My input is a genetic data that looks like this:
SNP VALUE
rs123456 A/G
rs345353 del/CTT
rs343524 T
rs243224 T/del
....
Without getting deeply into genetics, all of us have 2 alleles (mom and dad) so if you have single value without "/" (A/C/G/T/del/CTT) that means both alleles are the same, if not, there is slash "/" to show they are different.
Long story short, I need to find known patterns of the SNP's but I understand that there are a lot of possibilities (if number of / (slashed) values is large).
I have already built regular expression like this: [A|C|G|T|del|CTT]
.
A/G = G/A so I need to match all possibilities.
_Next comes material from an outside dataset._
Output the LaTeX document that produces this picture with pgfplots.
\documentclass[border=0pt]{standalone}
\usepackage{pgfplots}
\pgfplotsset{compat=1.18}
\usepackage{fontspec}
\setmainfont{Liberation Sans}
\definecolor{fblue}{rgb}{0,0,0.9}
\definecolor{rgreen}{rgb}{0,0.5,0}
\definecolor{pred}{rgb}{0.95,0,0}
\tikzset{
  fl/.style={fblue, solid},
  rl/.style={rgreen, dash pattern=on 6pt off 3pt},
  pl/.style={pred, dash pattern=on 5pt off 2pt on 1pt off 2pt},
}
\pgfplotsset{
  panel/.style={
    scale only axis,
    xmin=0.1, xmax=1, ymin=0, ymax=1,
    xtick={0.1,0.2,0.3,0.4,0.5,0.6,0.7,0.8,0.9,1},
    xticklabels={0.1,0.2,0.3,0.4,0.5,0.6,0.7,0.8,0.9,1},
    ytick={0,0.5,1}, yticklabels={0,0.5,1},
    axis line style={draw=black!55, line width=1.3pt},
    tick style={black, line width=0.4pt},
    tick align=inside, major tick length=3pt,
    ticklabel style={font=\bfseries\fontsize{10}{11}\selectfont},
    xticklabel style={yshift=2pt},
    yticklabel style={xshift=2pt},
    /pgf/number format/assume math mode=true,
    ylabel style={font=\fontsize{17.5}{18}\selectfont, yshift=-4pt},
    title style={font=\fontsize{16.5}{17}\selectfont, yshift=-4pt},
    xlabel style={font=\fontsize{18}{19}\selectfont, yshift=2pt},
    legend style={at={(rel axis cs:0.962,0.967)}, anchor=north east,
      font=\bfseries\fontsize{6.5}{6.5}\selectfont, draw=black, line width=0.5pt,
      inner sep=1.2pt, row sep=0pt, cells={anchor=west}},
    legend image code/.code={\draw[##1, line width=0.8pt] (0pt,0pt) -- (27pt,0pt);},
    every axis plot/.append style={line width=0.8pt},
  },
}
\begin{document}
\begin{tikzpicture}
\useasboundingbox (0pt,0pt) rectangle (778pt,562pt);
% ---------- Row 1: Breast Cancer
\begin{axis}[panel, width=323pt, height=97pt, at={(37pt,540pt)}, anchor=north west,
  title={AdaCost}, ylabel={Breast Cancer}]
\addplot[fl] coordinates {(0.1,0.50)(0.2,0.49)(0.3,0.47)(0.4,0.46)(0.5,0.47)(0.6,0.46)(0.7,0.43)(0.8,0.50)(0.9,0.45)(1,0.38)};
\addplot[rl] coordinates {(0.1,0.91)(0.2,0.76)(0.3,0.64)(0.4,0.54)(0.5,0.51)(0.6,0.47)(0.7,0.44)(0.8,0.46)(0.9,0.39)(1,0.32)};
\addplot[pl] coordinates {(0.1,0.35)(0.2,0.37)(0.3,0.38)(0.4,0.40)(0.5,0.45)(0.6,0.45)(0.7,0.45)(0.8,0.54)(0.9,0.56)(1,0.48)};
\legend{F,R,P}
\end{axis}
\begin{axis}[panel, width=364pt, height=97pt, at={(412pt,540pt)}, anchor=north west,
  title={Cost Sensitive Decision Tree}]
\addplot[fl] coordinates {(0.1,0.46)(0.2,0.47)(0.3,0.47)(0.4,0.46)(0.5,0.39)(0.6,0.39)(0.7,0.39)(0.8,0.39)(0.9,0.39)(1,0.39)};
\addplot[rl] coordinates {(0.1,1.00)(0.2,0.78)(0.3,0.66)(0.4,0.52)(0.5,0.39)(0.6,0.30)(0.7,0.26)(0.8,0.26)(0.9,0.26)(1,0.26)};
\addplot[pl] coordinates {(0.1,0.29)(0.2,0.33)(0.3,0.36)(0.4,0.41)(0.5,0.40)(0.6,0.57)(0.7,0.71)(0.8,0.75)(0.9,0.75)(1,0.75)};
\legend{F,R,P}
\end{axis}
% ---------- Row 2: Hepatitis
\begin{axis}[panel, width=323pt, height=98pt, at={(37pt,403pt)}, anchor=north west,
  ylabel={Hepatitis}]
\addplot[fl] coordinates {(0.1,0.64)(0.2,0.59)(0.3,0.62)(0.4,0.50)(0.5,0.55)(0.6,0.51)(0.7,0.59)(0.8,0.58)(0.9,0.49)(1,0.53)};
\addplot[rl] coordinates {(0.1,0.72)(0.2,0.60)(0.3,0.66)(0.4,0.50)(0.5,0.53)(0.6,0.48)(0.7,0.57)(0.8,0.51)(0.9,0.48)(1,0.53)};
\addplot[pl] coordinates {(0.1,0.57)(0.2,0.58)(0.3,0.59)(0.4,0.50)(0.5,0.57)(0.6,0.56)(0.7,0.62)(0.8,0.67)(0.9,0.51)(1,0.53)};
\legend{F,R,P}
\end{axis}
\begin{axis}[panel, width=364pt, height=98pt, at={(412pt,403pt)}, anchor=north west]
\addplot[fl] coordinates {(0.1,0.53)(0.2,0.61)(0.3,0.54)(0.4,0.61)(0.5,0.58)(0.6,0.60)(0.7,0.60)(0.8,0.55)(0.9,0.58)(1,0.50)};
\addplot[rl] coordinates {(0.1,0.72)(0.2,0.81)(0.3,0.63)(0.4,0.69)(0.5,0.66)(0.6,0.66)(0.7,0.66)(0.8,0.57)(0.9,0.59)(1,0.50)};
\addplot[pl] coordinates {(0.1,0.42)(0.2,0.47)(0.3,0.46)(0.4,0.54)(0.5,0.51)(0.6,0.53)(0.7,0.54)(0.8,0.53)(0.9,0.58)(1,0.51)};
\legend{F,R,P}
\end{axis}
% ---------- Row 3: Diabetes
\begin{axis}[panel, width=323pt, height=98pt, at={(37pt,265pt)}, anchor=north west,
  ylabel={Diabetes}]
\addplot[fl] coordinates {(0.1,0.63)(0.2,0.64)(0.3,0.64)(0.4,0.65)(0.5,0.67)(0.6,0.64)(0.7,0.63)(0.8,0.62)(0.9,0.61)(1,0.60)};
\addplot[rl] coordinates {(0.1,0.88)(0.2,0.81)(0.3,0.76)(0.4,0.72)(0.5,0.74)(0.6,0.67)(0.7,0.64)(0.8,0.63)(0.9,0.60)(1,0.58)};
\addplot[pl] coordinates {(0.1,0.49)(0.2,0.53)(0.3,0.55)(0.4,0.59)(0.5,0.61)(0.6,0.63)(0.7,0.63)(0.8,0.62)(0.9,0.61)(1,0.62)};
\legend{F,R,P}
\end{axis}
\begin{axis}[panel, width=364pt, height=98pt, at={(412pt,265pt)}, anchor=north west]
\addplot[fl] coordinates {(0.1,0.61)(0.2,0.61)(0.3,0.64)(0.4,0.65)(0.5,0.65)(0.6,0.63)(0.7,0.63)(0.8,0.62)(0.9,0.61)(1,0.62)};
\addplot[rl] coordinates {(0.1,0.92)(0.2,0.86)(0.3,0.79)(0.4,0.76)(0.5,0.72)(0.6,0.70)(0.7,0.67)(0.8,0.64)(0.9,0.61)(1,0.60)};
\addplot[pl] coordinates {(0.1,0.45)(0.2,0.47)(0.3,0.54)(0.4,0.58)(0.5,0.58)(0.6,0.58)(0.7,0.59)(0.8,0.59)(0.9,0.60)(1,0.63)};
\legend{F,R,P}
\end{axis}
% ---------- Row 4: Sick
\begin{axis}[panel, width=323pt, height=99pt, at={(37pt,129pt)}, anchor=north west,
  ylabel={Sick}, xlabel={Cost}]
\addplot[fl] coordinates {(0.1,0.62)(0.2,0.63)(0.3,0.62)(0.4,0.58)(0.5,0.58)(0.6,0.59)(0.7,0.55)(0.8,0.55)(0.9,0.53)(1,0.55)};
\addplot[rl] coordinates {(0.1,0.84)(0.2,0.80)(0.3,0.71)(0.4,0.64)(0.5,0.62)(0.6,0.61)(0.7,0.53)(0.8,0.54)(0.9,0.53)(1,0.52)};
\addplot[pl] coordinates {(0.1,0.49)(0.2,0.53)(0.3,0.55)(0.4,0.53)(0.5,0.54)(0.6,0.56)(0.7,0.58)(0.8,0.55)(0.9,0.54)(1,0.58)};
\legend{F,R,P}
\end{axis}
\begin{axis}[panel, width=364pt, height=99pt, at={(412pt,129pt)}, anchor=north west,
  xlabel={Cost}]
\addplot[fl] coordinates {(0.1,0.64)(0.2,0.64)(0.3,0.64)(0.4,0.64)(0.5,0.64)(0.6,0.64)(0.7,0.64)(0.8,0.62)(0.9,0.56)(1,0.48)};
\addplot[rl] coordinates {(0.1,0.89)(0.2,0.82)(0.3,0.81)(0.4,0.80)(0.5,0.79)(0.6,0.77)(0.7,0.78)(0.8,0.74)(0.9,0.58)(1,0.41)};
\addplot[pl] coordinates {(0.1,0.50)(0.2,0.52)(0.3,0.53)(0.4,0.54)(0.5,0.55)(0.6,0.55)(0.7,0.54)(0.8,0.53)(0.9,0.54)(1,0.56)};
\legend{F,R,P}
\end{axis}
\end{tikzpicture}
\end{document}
Is there any function or logic that can help me to do this? Please advise.
P.S
Adding more info:
The expected output is all possible variants of the values for example:
rs123 = A/G, rs456 = T/C, rs789 = CTT:
Option 1: A T CTT;
Option 2: A C CTT;
Option 3: G T CTT;
Option 4: G C CTT;
but if I have more then 2 / I want to get all the options.
If I understand correctly you are after this:
df = data.frame(SNP = c("rs123456", "rs345353", "rs343524" ,"rs243224"),
value = c("A/G", "del/CTT", "T", "T/del"), stringsAsFactors = F)
expand.grid(strsplit(df$value, "/"))
#output
Var1 Var2 Var3 Var4
1 A del T T
2 G del T T
3 A CTT T T
4 G CTT T T
5 A del T del
6 G del T del
7 A CTT T del
8 G CTT T del
or if a string is required per combination
apply(expand.grid(strsplit(df$value, "/")), 1, paste, collapse = " ")
#output
[1] "A del T T" "G del T T" "A CTT T T" "G CTT T T" "A del T del" "G del T del"
[7] "A CTT T del" "G CTT T del"
or:
do.call(paste, c(expand.grid(strsplit(df$value, "/")), sep=" "))